Anticipating demand, planning and building ahead is how Changi has kept pace with the best in the world, but as Transport Minister Khaw Boon Wan remarks, the aviation sector cannot let its guard down as there are always new players seeking to disrupt the industry. Having adapted to past disruptions caused by low-cost carriers and Middle Eastern super carriers, Changi today faces stiff competition from regional air hubs, all vying for a share of the fast-growing Asia market. Top contenders, such as South Korea's Incheon, Hong Kong's Chek Lap Kok and Bangkok's Suvarnabhumi, are spending billions of dollars on expansion plans. China is building a new airport in Beijing and has plans for a cluster of airports near Shenzhen. Its airlines are opening new routes, possibly changing travel flows in ways that could hurt Changi.
The new T4 reflects Singapore's resolve to stay ahead of its rivals. It is not only high-tech but also high-touch, tapping art and heritage to provide passengers with a high-quality environment and experience. It is designed with features to help people with disabilities navigate the terminal with ease. It is also a test bed for T5 which, when completed, will be larger than T1, T2 and T3 all put together.

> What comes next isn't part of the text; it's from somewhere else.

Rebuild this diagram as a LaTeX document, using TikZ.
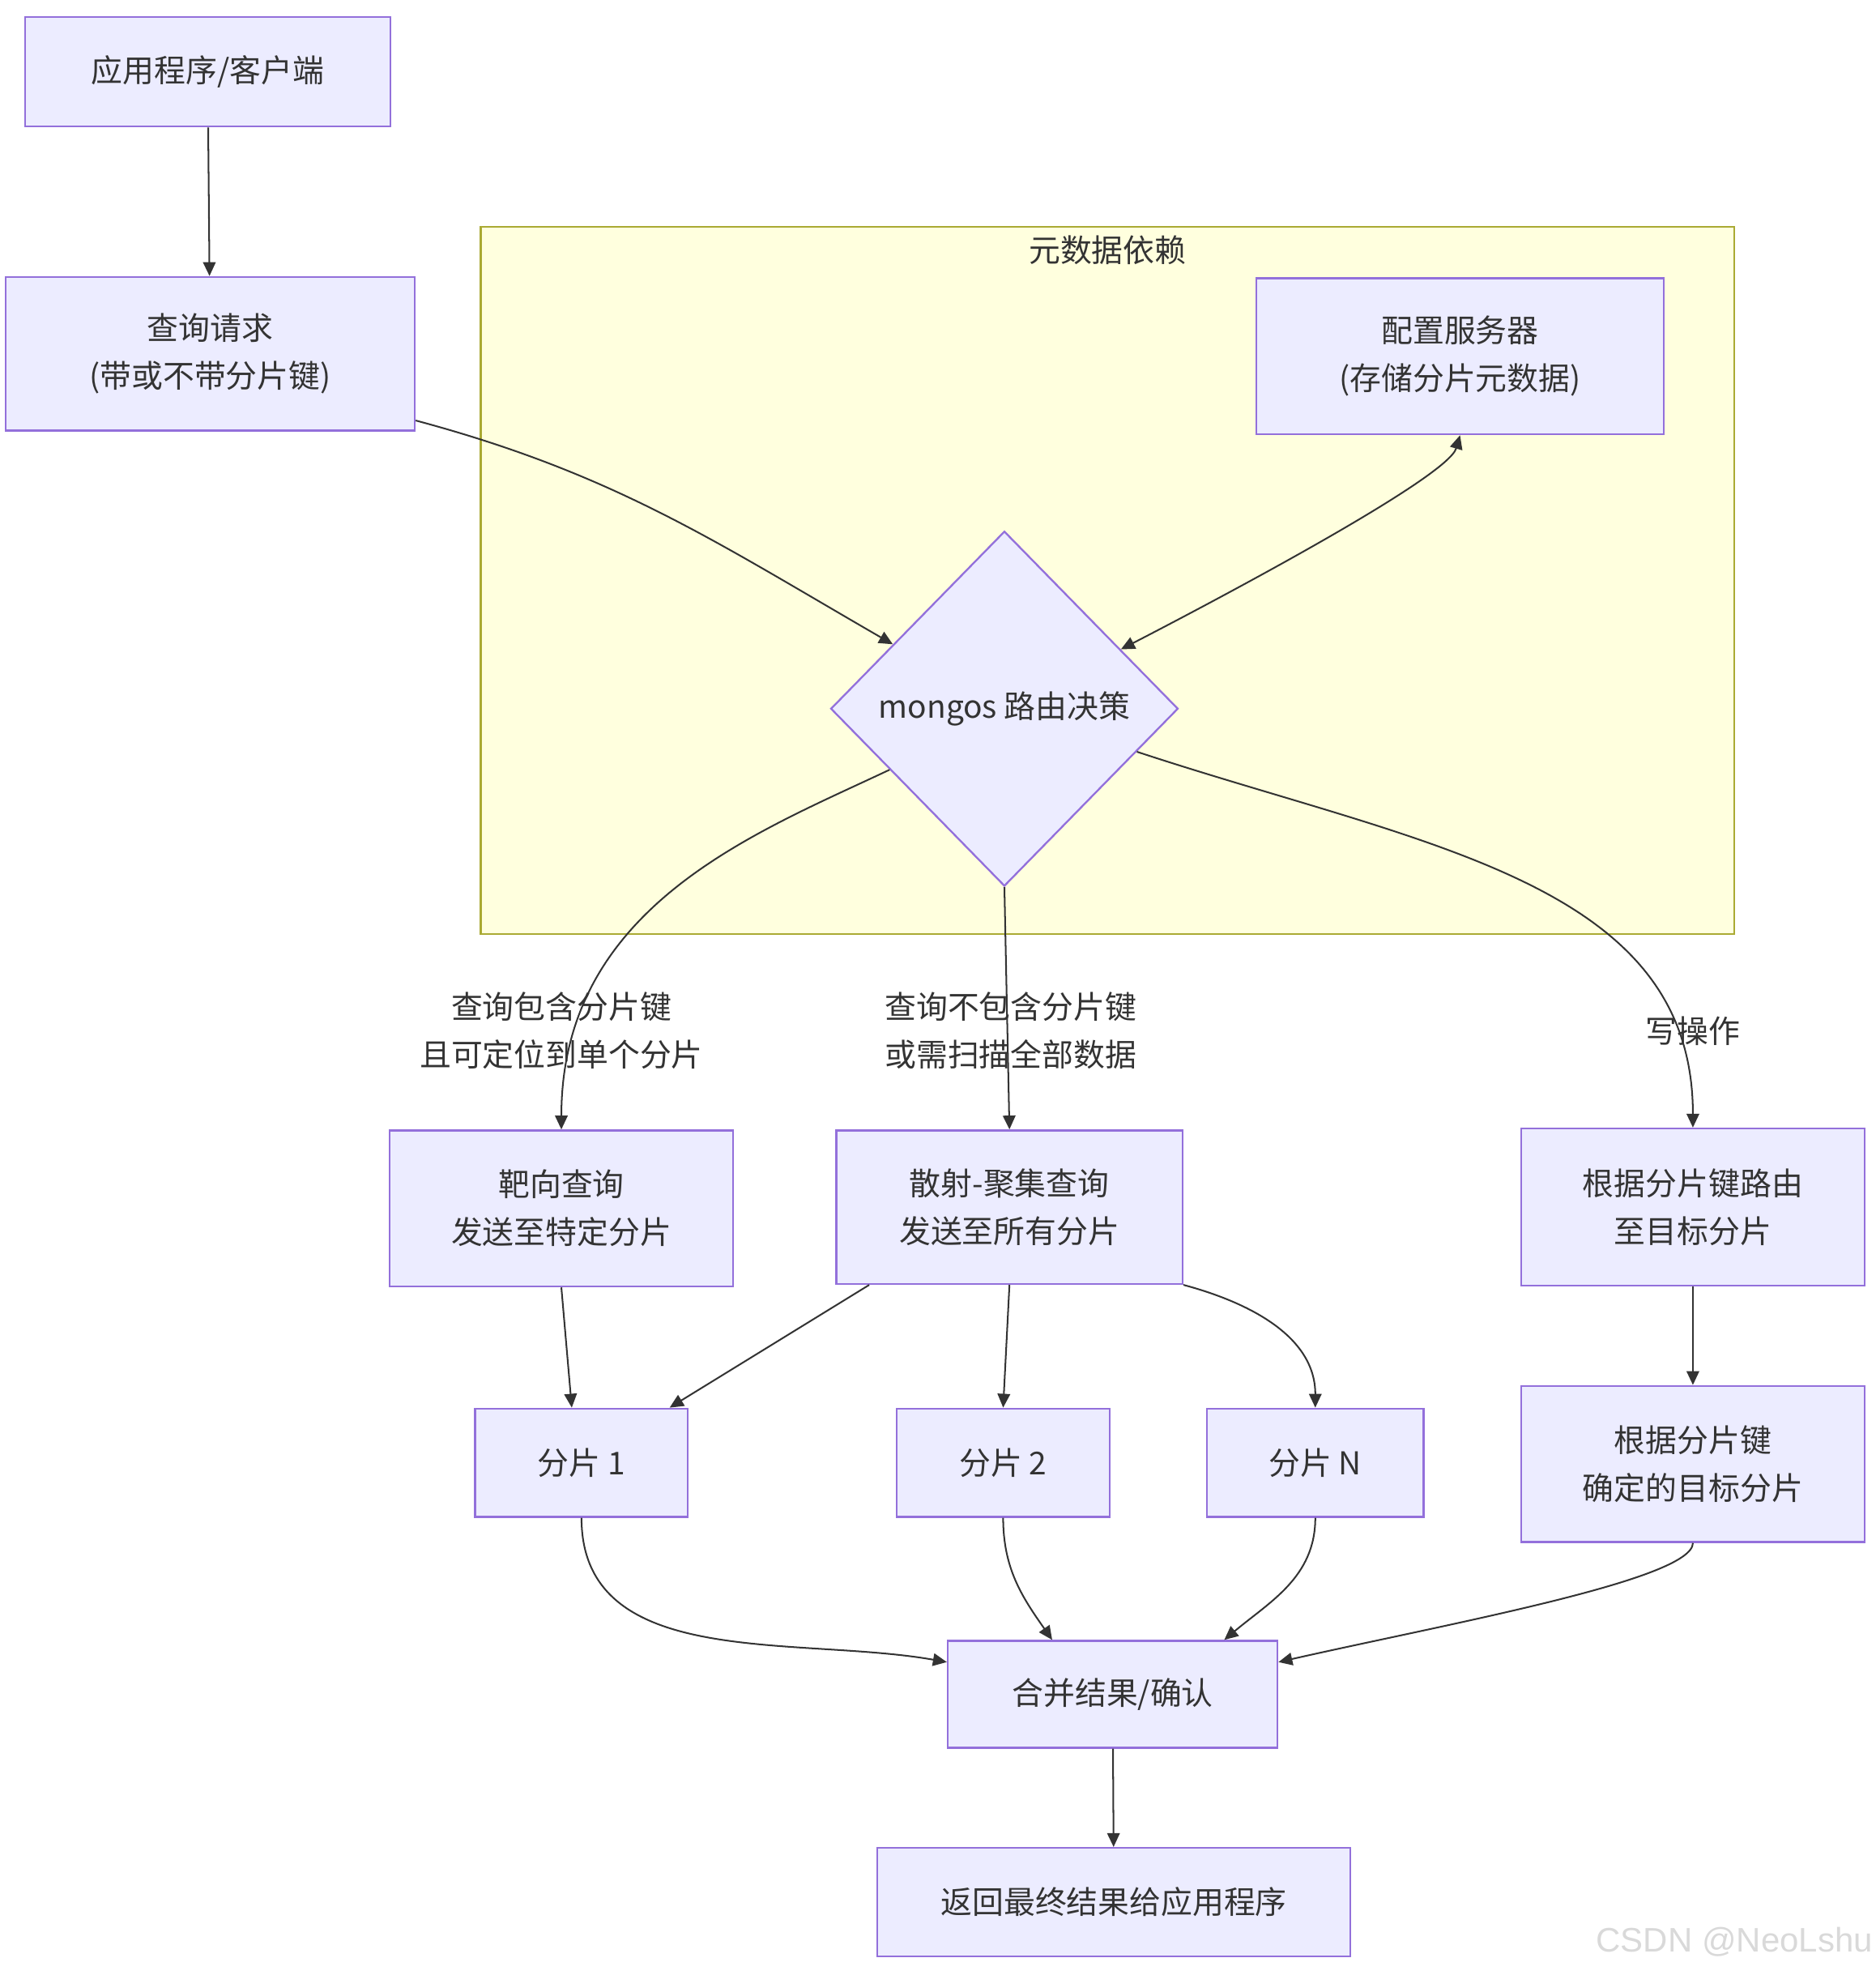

As with all massive infrastructure projects, airport expansion involves a balance between betting big on Singapore's future air hub status, and spending within the country's means given its finite resources. T4 is thus significant as a demonstration of how Changi is able to use technology to boost efficiency and essentially do more with less. The challenge will be to maintain the quality of service that has resulted in air travellers voting Changi the world's best airport for five years running, based on a Skytrax poll.
With a tiny domestic market, Changi has been forced to compete globally from its first day. It has shown that it cannot merely fly high but must soar above its rivals. Still, past success is no guarantee of future reward. Changi will have to keep innovating and adapting to fresh challenges. T4 must become the runway for that effort.